_STATED PROBLEM_: Print, word for word, every line from the beginning of the listing up to and including the line with "const ambientTicks = [100, 200, 300, 400, 500, 600, 700];". Pictures are to be excluded.

_SOURCE DATA_:
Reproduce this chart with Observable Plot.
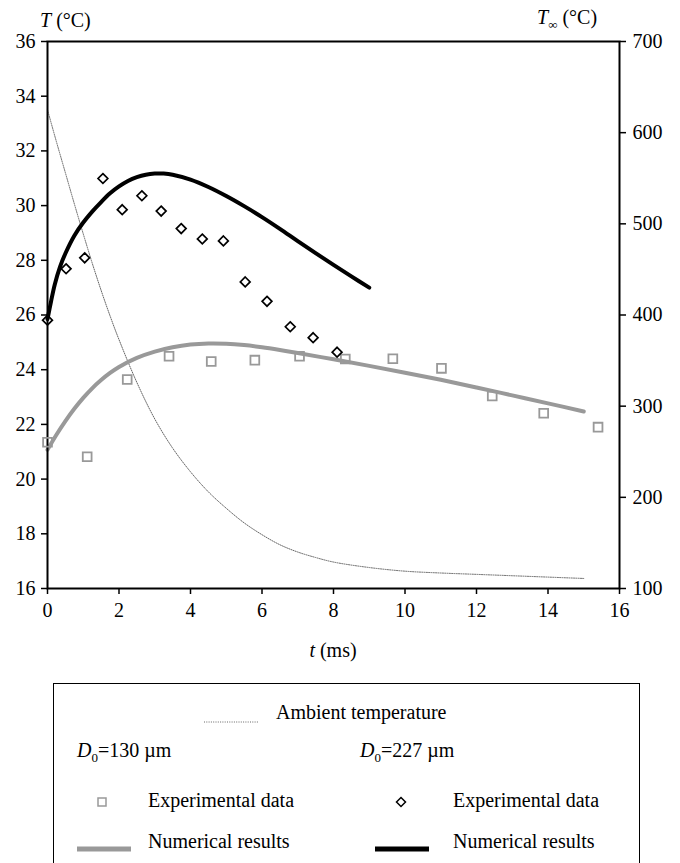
<!DOCTYPE html>
<html><head><meta charset="utf-8">
<script src="https://cdn.jsdelivr.net/npm/d3@7"></script>
<script src="https://cdn.jsdelivr.net/npm/@observablehq/plot@0.6"></script>
<style>
body{margin:0;background:#fff;font-family:'Liberation Serif','Times New Roman',Times,serif;}
#wrap{position:relative;width:680px;height:863px;overflow:hidden;}
#legend{position:absolute;left:53px;top:683px;width:587px;height:220px;border:1.5px solid #000;border-bottom:none;box-sizing:border-box;}
.lt{position:absolute;font-size:20px;line-height:22px;transform:translateY(-50%);white-space:nowrap;color:#000;font-family:'Liberation Serif','Times New Roman',Times,serif;}
.ls{position:absolute;}
svg text{font-family:'Liberation Serif','Times New Roman',Times,serif !important;}
</style></head><body><div id="wrap"><div id="chart"></div><div id="legend"></div></div>
<script>
// ---- Data ----
const tTicks = [0, 2, 4, 6, 8, 10, 12, 14, 16];
const tempTicks = [16, 18, 20, 22, 24, 26, 28, 30, 32, 34, 36];
const ambientTicks = [100, 200, 300, 400, 500, 600, 700];

// D0 = 130 µm, experimental (squares)
const exp130T    = [0, 1.11, 2.23, 3.40, 4.58, 5.80, 7.05, 8.33, 9.66, 11.02, 12.44, 13.88, 15.40];
const exp130Temp = [21.35, 20.82, 23.64, 24.49, 24.30, 24.35, 24.49, 24.39, 24.40, 24.05, 23.04, 22.41, 21.90];

// D0 = 227 µm, experimental (diamonds)
const exp227T    = [0, 0.52, 1.04, 1.55, 2.09, 2.64, 3.18, 3.74, 4.33, 4.92, 5.53, 6.14, 6.79, 7.43, 8.10];
const exp227Temp = [25.81, 27.69, 28.09, 30.99, 29.85, 30.36, 29.80, 29.16, 28.78, 28.71, 27.21, 26.50, 25.57, 25.17, 24.64];

// D0 = 130 µm, numerical
const num130T    = [0, 0.25, 0.5, 0.75, 1.0, 1.25, 1.5, 1.75, 2.0, 2.5, 3.0, 3.5, 4.0, 4.5, 5.0, 5.5, 6.0, 6.5, 7.0, 8.0, 9.0, 10.0, 11.0, 12.0, 13.0, 14.0, 15.0];
const num130Temp = [21.07, 21.62, 22.12, 22.57, 22.97, 23.32, 23.62, 23.88, 24.10, 24.43, 24.66, 24.82, 24.92, 24.96, 24.95, 24.90, 24.82, 24.72, 24.61, 24.38, 24.14, 23.89, 23.63, 23.35, 23.06, 22.77, 22.47];

// D0 = 227 µm, numerical
const num227T    = [0, 0.1, 0.2, 0.35, 0.5, 0.75, 1.0, 1.25, 1.5, 1.75, 2.0, 2.25, 2.5, 2.75, 3.0, 3.25, 3.5, 4.0, 4.5, 5.0, 5.5, 6.0, 6.5, 7.0, 7.5, 8.0, 8.5, 9.0];
const num227Temp = [25.85, 26.50, 27.10, 27.76, 28.25, 28.90, 29.38, 29.78, 30.13, 30.45, 30.70, 30.90, 31.04, 31.13, 31.17, 31.17, 31.13, 30.95, 30.68, 30.35, 29.98, 29.58, 29.15, 28.70, 28.26, 27.83, 27.41, 27.00];

// Ambient temperature T∞ (°C), right axis
const ambT    = [0, 0.25, 0.5, 0.75, 1.0, 1.25, 1.5, 1.75, 2.0, 2.5, 3.0, 3.5, 4.0, 4.5, 5.0, 5.5, 6.0, 6.5, 7.0, 7.5, 8.0, 9.0, 10.0, 11.0, 12.0, 13.0, 14.0, 15.0];
const ambTemp = [625, 590, 556, 522, 489, 457, 427, 399, 373, 326, 286, 254, 228, 206, 188, 172, 159, 148, 140, 134, 129, 123, 119, 117, 115.5, 114, 112.5, 111];

// ---- Helpers ----
const FONT = "'Liberation Serif','Times New Roman',Times,serif";
const toLeft = v => 16 + (v - 100) / 30;
const fromLeft = d => Math.round(100 + (d - 16) * 30);
const zip = (xs, ys) => xs.map((x, i) => ({t: x, v: ys[i]}));

const exp130 = zip(exp130T, exp130Temp);
const exp227 = zip(exp227T, exp227Temp);
const num130 = zip(num130T, num130Temp);
const num227 = zip(num227T, num227Temp);
const amb = zip(ambT, ambTemp).map(d => ({t: d.t, v: toLeft(d.v)}));

const chart = Plot.plot({
  width: 680, height: 672,
  marginLeft: 47, marginRight: 61, marginTop: 41, marginBottom: 84,
  x: {domain: [0, 16]},
  y: {domain: [16, 36]},
  style: {fontFamily: FONT, fontSize: "20px", color: "#000", background: "#fff"},
  marks: [
    Plot.line(amb, {x: "t", y: "v", stroke: "#555", strokeWidth: 0.9, strokeDasharray: "1,1.3", curve: "catmull-rom"}),
    Plot.line(num130, {x: "t", y: "v", stroke: "#999", strokeWidth: 4, curve: "catmull-rom"}),
    Plot.line(num227, {x: "t", y: "v", stroke: "#000", strokeWidth: 4, curve: "catmull-rom"}),
    Plot.axisX({ticks: tTicks, tickSize: 6, tickPadding: 8, label: null, strokeWidth: 1.5, fontSize: 20}),
    Plot.axisY({ticks: tempTicks, tickSize: 6, tickPadding: 6, label: null, strokeWidth: 1.5, fontSize: 20}),
    Plot.axisY({anchor: "right", ticks: ambientTicks.map(toLeft), tickFormat: fromLeft, tickSize: 6, tickPadding: 7, label: null, strokeWidth: 1.5, fontSize: 20}),
    Plot.frame({stroke: "#000", strokeWidth: 2}),
    Plot.dot(exp130, {x: "t", y: "v", symbol: "square2", r: 5.6, stroke: "#999", strokeWidth: 1.8, fill: "none"}),
    Plot.dot(exp227, {x: "t", y: "v", symbol: "diamond2", r: 4.4, stroke: "#000", strokeWidth: 1.7, fill: "none"})
  ]
});
document.getElementById("chart").appendChild(chart);

const svg = d3.select(chart);
const lab = (x, y, anchor) => svg.append("text").attr("x", x).attr("y", y).attr("text-anchor", anchor || "start")
  .attr("font-family", FONT).attr("font-size", 20).attr("fill", "#000");
let a = lab(40, 27);
a.append("tspan").attr("font-style", "italic").text("T");
a.append("tspan").text(" (°C)");
let b = lab(537, 24);
b.append("tspan").attr("font-style", "italic").text("T");
b.append("tspan").attr("font-size", 13).attr("dy", 5).text("∞");
b.append("tspan").attr("dy", -5).text(" (°C)");
let c = lab(333, 657, "middle");
c.append("tspan").attr("font-style", "italic").text("t");
c.append("tspan").text(" (ms)");
svg.selectAll("text").style("font-family", FONT);

// ---- Legend ----
const leg = document.getElementById("legend");
function txt(x, y, html) {
  const d = document.createElement("div"); d.className = "lt";
  d.style.left = x + "px"; d.style.top = y + "px"; d.innerHTML = html; leg.appendChild(d);
}
function sym(x, y, w, h, inner) {
  const d = document.createElement("div"); d.className = "ls";
  d.style.left = x + "px"; d.style.top = y + "px";
  d.innerHTML = `<svg width="${w}" height="${h}">${inner}</svg>`; leg.appendChild(d);
}
sym(149, 27, 56, 6, `<line x1="1" y1="3" x2="55" y2="3" stroke="#555" stroke-width="0.9" stroke-dasharray="1,1.3"/>`);
txt(222, 28, "Ambient temperature");
txt(23, 70, '<i>D</i><sub style="font-size:13px">0</sub>=130 µm');
txt(306, 70, '<i>D</i><sub style="font-size:13px">0</sub>=227 µm');
sym(42, 110, 12, 12, `<rect x="2" y="2" width="8" height="8" fill="none" stroke="#999" stroke-width="1.5"/>`);
txt(94, 116, "Experimental data");
sym(341, 110, 12, 12, `<path d="M6,1.5L10.5,6L6,10.5L1.5,6Z" fill="none" stroke="#000" stroke-width="1.5"/>`);
txt(399, 116, "Experimental data");
sym(23, 154, 54, 6, `<rect x="0" y="0.5" width="54" height="5" fill="#999"/>`);
txt(94, 157, "Numerical results");
sym(321, 154, 54, 6, `<rect x="0" y="0.5" width="54" height="5" fill="#000"/>`);
txt(399, 157, "Numerical results");
</script></body></html>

_PROBLEM SOLUTION_:
Reproduce this chart with Observable Plot.
<!DOCTYPE html>
<html><head><meta charset="utf-8">
<script src="https://cdn.jsdelivr.net/npm/d3@7"></script>
<script src="https://cdn.jsdelivr.net/npm/@observablehq/plot@0.6"></script>
<style>
body{margin:0;background:#fff;font-family:'Liberation Serif','Times New Roman',Times,serif;}
#wrap{position:relative;width:680px;height:863px;overflow:hidden;}
#legend{position:absolute;left:53px;top:683px;width:587px;height:220px;border:1.5px solid #000;border-bottom:none;box-sizing:border-box;}
.lt{position:absolute;font-size:20px;line-height:22px;transform:translateY(-50%);white-space:nowrap;color:#000;font-family:'Liberation Serif','Times New Roman',Times,serif;}
.ls{position:absolute;}
svg text{font-family:'Liberation Serif','Times New Roman',Times,serif !important;}
</style></head><body><div id="wrap"><div id="chart"></div><div id="legend"></div></div>
<script>
// ---- Data ----
const tTicks = [0, 2, 4, 6, 8, 10, 12, 14, 16];
const tempTicks = [16, 18, 20, 22, 24, 26, 28, 30, 32, 34, 36];
const ambientTicks = [100, 200, 300, 400, 500, 600, 700];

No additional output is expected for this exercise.